More boards need to signal the importance of talent to the organisation and that means directors spending more time on the “people” issues.

    When was the last time your board had a conversation about people? A recent AICD Director’s Briefing on Board Oversight of Talent Strategies heard that boards needed to increase the focus to reflect the rising importance of human capital to value creation and strategy.

    Holly Kramer MAICD (Australia Post deputy chair, a non-executive director of Woolworths, AMP, GO Foundation and Southern Phone, and a Western Sydney University trustee) and Kathleen Bailey-Lord FAICD (a director of Melbourne Water and QBE ANZ) said finding, developing, keeping and properly rewarding talent requires more attention.

    “How often do we really put people at the centre of the business?” asked Kramer, who as CEO of retailer Best&Less from 2012 to 2015, led a turnaround with a focus on people and culture.

    “Over the past 20 years, the assets on corporate balance sheets have swung from roughly 80 per cent physical assets to predominately intangibles, where most assets are now generated by human capital such as intellectual property, brands and trademarks. So it’s more than just a slogan when we say that people are our most valuable asset.”
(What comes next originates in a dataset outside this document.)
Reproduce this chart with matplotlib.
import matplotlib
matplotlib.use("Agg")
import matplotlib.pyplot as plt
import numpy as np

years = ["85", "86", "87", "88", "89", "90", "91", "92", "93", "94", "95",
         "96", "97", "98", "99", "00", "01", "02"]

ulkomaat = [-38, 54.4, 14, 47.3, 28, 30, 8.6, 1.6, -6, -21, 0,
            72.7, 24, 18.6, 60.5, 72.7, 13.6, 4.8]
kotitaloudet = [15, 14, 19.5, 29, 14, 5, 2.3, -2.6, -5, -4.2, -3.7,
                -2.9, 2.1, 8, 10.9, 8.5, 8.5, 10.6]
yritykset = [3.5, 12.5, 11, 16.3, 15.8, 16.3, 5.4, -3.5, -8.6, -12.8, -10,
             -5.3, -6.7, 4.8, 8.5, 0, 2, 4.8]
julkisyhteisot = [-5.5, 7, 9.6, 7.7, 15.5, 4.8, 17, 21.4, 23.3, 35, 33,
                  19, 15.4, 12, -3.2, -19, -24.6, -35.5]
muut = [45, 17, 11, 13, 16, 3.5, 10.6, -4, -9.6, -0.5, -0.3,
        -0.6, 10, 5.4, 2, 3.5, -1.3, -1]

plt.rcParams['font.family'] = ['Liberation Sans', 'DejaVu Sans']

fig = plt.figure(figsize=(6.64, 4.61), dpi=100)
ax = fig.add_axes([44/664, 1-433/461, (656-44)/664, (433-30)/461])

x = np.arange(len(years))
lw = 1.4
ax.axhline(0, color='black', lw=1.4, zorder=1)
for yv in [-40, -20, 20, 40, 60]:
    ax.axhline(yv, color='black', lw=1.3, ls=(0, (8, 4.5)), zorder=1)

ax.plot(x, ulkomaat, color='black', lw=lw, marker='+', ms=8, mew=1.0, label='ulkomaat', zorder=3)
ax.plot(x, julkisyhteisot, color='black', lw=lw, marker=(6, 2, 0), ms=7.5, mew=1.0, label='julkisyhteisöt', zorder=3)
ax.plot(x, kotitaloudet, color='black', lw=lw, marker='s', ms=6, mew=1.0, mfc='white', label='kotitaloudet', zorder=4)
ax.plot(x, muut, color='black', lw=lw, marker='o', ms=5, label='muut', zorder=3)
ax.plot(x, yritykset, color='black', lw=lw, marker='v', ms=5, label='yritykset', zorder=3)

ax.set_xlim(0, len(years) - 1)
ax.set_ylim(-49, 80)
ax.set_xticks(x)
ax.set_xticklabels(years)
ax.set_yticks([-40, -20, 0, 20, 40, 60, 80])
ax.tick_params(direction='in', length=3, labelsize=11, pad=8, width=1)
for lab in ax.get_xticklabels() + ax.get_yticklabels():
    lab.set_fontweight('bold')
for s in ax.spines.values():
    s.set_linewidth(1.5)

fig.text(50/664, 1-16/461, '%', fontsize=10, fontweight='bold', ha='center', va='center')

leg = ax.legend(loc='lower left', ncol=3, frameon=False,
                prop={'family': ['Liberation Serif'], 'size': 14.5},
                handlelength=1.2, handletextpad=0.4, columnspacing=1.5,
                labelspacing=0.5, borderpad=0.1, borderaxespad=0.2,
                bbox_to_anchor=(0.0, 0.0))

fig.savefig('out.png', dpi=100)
    The recent Cricket Australia crisis also underscored the importance of adequate board oversight of culture and people.

    Boards have reflected this change through board committee names, said Kramer. Out with the remuneration committee of old and in with people and performance or people, strategy and culture. “They have evolved to have a much broader remit than just nominations and remuneration. That speaks to the fact that boards now must monitor culture, monitor talent and the future of their human capital,” said Kramer who chairs the Woolworths People and Performance Committee.
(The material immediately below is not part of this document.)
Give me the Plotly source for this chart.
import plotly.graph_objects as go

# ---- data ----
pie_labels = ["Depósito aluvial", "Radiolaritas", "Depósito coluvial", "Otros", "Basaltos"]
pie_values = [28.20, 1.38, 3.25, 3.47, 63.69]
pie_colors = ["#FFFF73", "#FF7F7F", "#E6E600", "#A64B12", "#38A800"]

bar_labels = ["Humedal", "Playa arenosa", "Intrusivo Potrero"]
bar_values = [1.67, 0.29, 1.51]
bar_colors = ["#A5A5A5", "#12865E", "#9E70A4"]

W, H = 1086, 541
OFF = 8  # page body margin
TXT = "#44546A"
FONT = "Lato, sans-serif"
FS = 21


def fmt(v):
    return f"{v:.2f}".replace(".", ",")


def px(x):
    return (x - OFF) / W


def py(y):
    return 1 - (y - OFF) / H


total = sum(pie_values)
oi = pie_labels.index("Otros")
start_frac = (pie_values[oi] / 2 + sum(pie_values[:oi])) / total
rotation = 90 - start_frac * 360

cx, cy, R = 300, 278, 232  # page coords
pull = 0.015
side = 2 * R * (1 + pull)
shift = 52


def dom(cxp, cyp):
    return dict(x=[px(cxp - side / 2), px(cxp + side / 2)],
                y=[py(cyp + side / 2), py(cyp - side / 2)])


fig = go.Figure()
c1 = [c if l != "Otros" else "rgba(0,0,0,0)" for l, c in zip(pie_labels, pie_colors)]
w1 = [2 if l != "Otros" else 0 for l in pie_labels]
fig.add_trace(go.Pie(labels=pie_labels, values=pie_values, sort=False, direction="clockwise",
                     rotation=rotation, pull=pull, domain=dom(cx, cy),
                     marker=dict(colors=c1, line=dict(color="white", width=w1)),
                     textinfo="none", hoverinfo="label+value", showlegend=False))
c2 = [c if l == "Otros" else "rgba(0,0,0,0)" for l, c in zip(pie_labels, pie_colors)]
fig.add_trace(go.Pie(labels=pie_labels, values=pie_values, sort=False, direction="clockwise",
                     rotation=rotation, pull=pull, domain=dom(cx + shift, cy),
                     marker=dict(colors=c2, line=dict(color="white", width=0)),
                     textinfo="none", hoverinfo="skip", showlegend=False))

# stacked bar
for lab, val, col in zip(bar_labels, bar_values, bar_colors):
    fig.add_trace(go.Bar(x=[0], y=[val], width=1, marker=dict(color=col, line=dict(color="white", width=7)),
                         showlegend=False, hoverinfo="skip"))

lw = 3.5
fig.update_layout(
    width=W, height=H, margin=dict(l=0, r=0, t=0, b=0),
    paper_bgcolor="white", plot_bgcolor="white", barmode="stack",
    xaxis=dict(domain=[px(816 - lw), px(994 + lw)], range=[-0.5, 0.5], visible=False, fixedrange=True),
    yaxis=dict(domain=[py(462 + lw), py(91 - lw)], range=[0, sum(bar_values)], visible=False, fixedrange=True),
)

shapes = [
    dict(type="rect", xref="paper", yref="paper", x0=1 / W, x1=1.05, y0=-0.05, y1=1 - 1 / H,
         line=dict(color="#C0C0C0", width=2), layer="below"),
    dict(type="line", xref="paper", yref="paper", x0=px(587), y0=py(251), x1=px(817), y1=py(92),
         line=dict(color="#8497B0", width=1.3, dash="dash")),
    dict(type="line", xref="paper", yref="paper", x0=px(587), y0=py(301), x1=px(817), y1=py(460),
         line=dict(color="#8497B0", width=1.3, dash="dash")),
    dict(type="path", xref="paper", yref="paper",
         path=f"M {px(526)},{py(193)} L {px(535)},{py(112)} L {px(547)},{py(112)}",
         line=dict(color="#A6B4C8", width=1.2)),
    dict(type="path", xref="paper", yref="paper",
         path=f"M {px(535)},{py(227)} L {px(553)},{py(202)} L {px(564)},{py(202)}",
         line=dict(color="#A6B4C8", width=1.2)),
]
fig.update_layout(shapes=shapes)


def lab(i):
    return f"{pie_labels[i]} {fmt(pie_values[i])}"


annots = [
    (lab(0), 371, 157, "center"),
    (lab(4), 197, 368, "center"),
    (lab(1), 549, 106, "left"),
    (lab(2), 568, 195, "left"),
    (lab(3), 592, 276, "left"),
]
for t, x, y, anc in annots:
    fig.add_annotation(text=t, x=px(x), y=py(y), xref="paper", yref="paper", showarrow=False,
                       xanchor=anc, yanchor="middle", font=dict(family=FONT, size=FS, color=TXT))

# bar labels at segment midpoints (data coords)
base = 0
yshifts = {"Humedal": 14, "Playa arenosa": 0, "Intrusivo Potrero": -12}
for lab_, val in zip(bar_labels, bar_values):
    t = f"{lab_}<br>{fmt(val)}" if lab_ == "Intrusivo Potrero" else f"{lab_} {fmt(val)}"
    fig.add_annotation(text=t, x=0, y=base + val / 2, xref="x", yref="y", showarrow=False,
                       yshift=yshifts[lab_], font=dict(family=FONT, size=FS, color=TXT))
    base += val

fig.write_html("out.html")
    For boards, talent should be widely discussed. This is no longer something you can just fob off to the HR department.

    Kathleen Bailey-Lord FAICD

    Bailey-Lord chairs the relevant committees at Melbourne Water and QBE ANZ. A director for more than a decade, it still surprises her that boards don’t pay more attention to talent.

    “For boards, talent should be widely discussed. In many organisations, there’s a lot of talk of governance and a huge focus on the financials and so forth. Sometimes you have to be the person on the board who drives that discussion. This is no longer something you can just fob off to the HR department. It is no longer [enough], at a board level, [to] merely deal with the remuneration side of things. Remuneration is merely an outcome. It is important to take a strategic HR perspective.”

    “A people strategy should be at the forefront of the CEO’s mind; if it’s not, it’s something the board should be asking for,” said Kramer. “Culture is too important for the board to limit their exposure to the boardroom only.”

    Basic ways boards can improve their oversight of talent include:

    • Reviewing board committee charters and the board agenda for the year;
    • Determining when to talk about talent development and succession;
    • Allocating regular time in strategy sessions to ensure it’s part of the discussion.

    Kramer and Bailey-Lord outlined approaches for directors to keep in touch with issues when not inside the organisation day-to-day; and also to keep an eye on data such as attrition rates, safety, engagement surveys, cultural pulses, bullying and harassment and asking questions. Bailey-Lord said it is important there are key performance indicators around talent development throughout the organisation.

    Four quick questions

    1. What is the talent strategy that supports our business?
    2. Which trends are affecting our organisation’s talent and how is this affecting our strategy?
    3. How are we developing our talent to produce strong candidates for succession to executive positions and throughout the organisation?
    4. How do we use corporate governance principles and practices to address succession?